Chiesti 100mila euro
Il processo all’interno del quale è scaturita la decisione riguarda un sacerdote di 81 anni, don Gianni Baccega, all’epoca dei fatti in servizio a Sant’Antonio del Pasubio, nel Vicentino. Don Gianni era stato denunciato nel 2013 dai genitori , suoi amici di famiglia, di due ragazze di 13 e 15 anni che avevano raccontato di essere state oggetto di qualche carezza un po’ troppo audace da parte del sacerdote; i fatti si sarebbero svolti tra il 2007 e il 2008, prima della denuncia ai carabinieri le giovani si erano rivolte anche ai servizi sociali. Don Gianni ha affrontato il processo proclamandosi innocente. Al processo, ancora lontano dalla sentenza, la famiglia delle ragazze si è costituita parte civile, chiedendo a don Baccega un risarcimento del danno pari a 100mila euro. L’imputato difficilmente dispone di quella somma ed ecco dunque che la richiesta è stata estesa dagli avvocati anche alla diocesi di Vicenza.
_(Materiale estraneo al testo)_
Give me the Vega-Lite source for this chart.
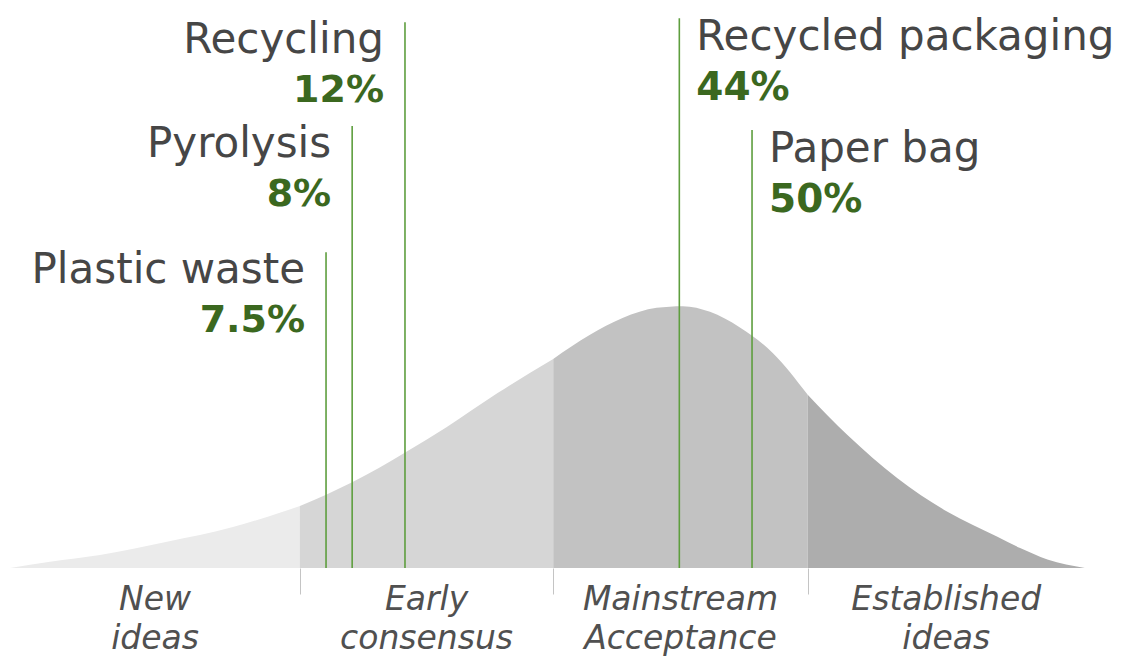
{
  "$schema": "https://vega.github.io/schema/vega-lite/v6.json",
  "width": 1136,
  "height": 568,
  "autosize": {"type": "none"},
  "padding": {"left": 0, "top": 0, "right": 0, "bottom": 88},
  "background": "white",
  "config": {
    "view": {"stroke": null},
    "font": "DejaVu Sans"
  },
  "datasets": {
    "curve": [
      {"stage": "New ideas", "x": 0.9, "y": 0},
      {"stage": "New ideas", "x": 4.4, "y": 1.1},
      {"stage": "New ideas", "x": 8.8, "y": 2.3},
      {"stage": "New ideas", "x": 14.7, "y": 4.6},
      {"stage": "New ideas", "x": 20.5, "y": 7.2},
      {"stage": "New ideas", "x": 23.5, "y": 9.0},
      {"stage": "New ideas", "x": 26.4, "y": 10.9},
      {"stage": "Early consensus", "x": 26.4, "y": 10.9},
      {"stage": "Early consensus", "x": 28.8, "y": 13.0},
      {"stage": "Early consensus", "x": 31.0, "y": 15.1},
      {"stage": "Early consensus", "x": 35.7, "y": 20.4},
      {"stage": "Early consensus", "x": 39.3, "y": 24.8},
      {"stage": "Early consensus", "x": 43.8, "y": 30.8},
      {"stage": "Early consensus", "x": 48.7, "y": 36.8},
      {"stage": "Mainstream Acceptance", "x": 48.7, "y": 36.8},
      {"stage": "Mainstream Acceptance", "x": 51.9, "y": 41.0},
      {"stage": "Mainstream Acceptance", "x": 54.8, "y": 44.0},
      {"stage": "Mainstream Acceptance", "x": 57.8, "y": 45.8},
      {"stage": "Mainstream Acceptance", "x": 60.1, "y": 46.1},
      {"stage": "Mainstream Acceptance", "x": 62.5, "y": 45.1},
      {"stage": "Mainstream Acceptance", "x": 65.1, "y": 42.4},
      {"stage": "Mainstream Acceptance", "x": 68.0, "y": 37.9},
      {"stage": "Mainstream Acceptance", "x": 71.1, "y": 30.5},
      {"stage": "Established ideas", "x": 71.1, "y": 30.5},
      {"stage": "Established ideas", "x": 74.6, "y": 23.4},
      {"stage": "Established ideas", "x": 79.0, "y": 15.8},
      {"stage": "Established ideas", "x": 83.4, "y": 9.9},
      {"stage": "Established ideas", "x": 87.8, "y": 5.5},
      {"stage": "Established ideas", "x": 89.8, "y": 3.5},
      {"stage": "Established ideas", "x": 92.2, "y": 1.5},
      {"stage": "Established ideas", "x": 95.5, "y": 0}
    ],
    "stages": [
      {"stage": "New ideas", "label": "New\nideas", "start": 0.9, "end": 26.4},
      {"stage": "Early consensus", "label": "Early\nconsensus", "start": 26.4, "end": 48.7},
      {"stage": "Mainstream Acceptance", "label": "Mainstream\nAcceptance", "start": 48.7, "end": 71.1},
      {"stage": "Established ideas", "label": "Established\nideas", "start": 71.1, "end": 95.5}
    ],
    "items": [
      {"item": "Plastic waste", "pos": 28.7, "share": 7.5, "top": 55.6},
      {"item": "Pyrolysis", "pos": 31.0, "share": 8, "top": 77.8},
      {"item": "Recycling", "pos": 35.65, "share": 12, "top": 96.1},
      {"item": "Recycled packaging", "pos": 59.8, "share": 44, "top": 96.8},
      {"item": "Paper bag", "pos": 66.2, "share": 50, "top": 77.1}
    ]
  },
  "layer": [
    {
      "data": {"name": "curve"},
      "mark": {"type": "area", "interpolate": "monotone"},
      "encoding": {
        "x": {
          "field": "x", "type": "quantitative",
          "scale": {"domain": [0, 100], "nice": false, "zero": false},
          "axis": {
            "values": [26.4, 48.7, 71.1],
            "labels": false, "domain": false, "grid": false, "title": null,
            "ticks": true, "tickSize": 26, "tickColor": "#c4c4c4", "tickWidth": 1
          }
        },
        "y": {
          "field": "y", "type": "quantitative", "stack": null,
          "scale": {"domain": [0, 100], "nice": false},
          "axis": null
        },
        "color": {
          "field": "stage", "type": "nominal", "legend": null,
          "scale": {
            "domain": ["New ideas", "Early consensus", "Mainstream Acceptance", "Established ideas"],
            "range": ["#ebebeb", "#d6d6d6", "#c2c2c2", "#adadad"]
          }
        }
      }
    },
    {
      "data": {"name": "items"},
      "mark": {"type": "rule", "color": "#5e9e3e", "strokeWidth": 1.6},
      "encoding": {
        "x": {"field": "pos", "type": "quantitative"},
        "y": {"field": "top", "type": "quantitative"},
        "y2": {"datum": 0}
      }
    },
    {
      "data": {"name": "items"},
      "transform": [{"filter": "datum.pos < 50"}],
      "mark": {"type": "text", "align": "right", "baseline": "middle", "dx": -21, "dy": 18, "fontSize": 42, "color": "#464646"},
      "encoding": {
        "x": {"field": "pos", "type": "quantitative"},
        "y": {"field": "top", "type": "quantitative"},
        "text": {"field": "item"}
      }
    },
    {
      "data": {"name": "items"},
      "transform": [{"filter": "datum.pos >= 50"}],
      "mark": {"type": "text", "align": "left", "baseline": "middle", "dx": 17, "dy": 19, "fontSize": 42, "color": "#464646"},
      "encoding": {
        "x": {"field": "pos", "type": "quantitative"},
        "y": {"field": "top", "type": "quantitative"},
        "text": {"field": "item"}
      }
    },
    {
      "data": {"name": "items"},
      "transform": [
        {"filter": "datum.pos < 50"},
        {"calculate": "datum.share + '%'", "as": "shareLabel"}
      ],
      "mark": {"type": "text", "align": "right", "baseline": "middle", "dx": -21, "dy": 69, "fontSize": 38, "fontWeight": "bold", "color": "#3b681f"},
      "encoding": {
        "x": {"field": "pos", "type": "quantitative"},
        "y": {"field": "top", "type": "quantitative"},
        "text": {"field": "shareLabel"}
      }
    },
    {
      "data": {"name": "items"},
      "transform": [
        {"filter": "datum.pos >= 50"},
        {"calculate": "datum.share + '%'", "as": "shareLabel"}
      ],
      "mark": {"type": "text", "align": "left", "baseline": "middle", "dx": 17, "dy": 70, "fontSize": 39, "fontWeight": "bold", "color": "#3b681f"},
      "encoding": {
        "x": {"field": "pos", "type": "quantitative"},
        "y": {"field": "top", "type": "quantitative"},
        "text": {"field": "shareLabel"}
      }
    },
    {
      "data": {"name": "stages"},
      "transform": [{"calculate": "(datum.start + datum.end) / 2", "as": "mid"}],
      "mark": {"type": "text", "align": "center", "baseline": "alphabetic", "dy": 42, "lineBreak": "\n", "lineHeight": 39, "fontSize": 33, "fontStyle": "italic", "color": "#505050"},
      "encoding": {
        "x": {"field": "mid", "type": "quantitative"},
        "y": {"datum": 0},
        "text": {"field": "label"}
      }
    }
  ]
}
«Lo dice il codice civile»
All’ultima udienza del processo quella richiesta è stata accolta dal tribunale, dunque in caso di condanna anche i beni della Curia potranno servire a pagare la somma. In attesa che il collegio depositi le motivazioni della decisione, per capire quale sia la logica che ha guidato la decisione possono fare testo gli argomento illustrati in udienza dai difensori delle parti lese, gli avvocati Antonella Bonazzo, Michele Spina e Giovanni Bogoni. «Ci siamo richiamati all’articolo del codice civile — spiega l’avvocato Bonazzo — che in fatto di responsabilità lega il dipendente e il datore di lavoro: anche quest’ultimo deve rispondere del comportamento del primo. Noi riteniamo che la logica vada applicata anche al vescovo e ai suoi sacerdoti, nei casi di abusi sessuali». Insomma, la diocesi dovrebbe esercitare una qualche forma di controllo sui suoi ministri del culto, per evitare denunce. «Non conosciamo la situazione economica dell’imputato — prosegue l’avvocato — ma vogliamo sia stabilito un principio di diritto».
Negli Usa è la norma
In Italia le gerarchie ecclesiastiche non sono mai state chiamate a rispondere direttamente dei reati commessi dai preti, principio che invece è già consolidato in altri paesi ad esempio negli Stati Uniti dove i caso di pedofilia nel mondo della Chiesa hanno fatto esplodere un vasto scandalo. Secondo un rapporto presentato nel 2014 dal Vaticano i casi accertati di abusi su minori commessi da sacerdoti sono 3.420, commessi a partire dagli anni ‘50. Solo in anni molto recenti, però, la Chiesa ha preso provvedimenti decisi per reprimere il fenomeno. Nei suoi anni di pontificato, papa Benedetto XVI aveva sospeso 384 sacerdoti.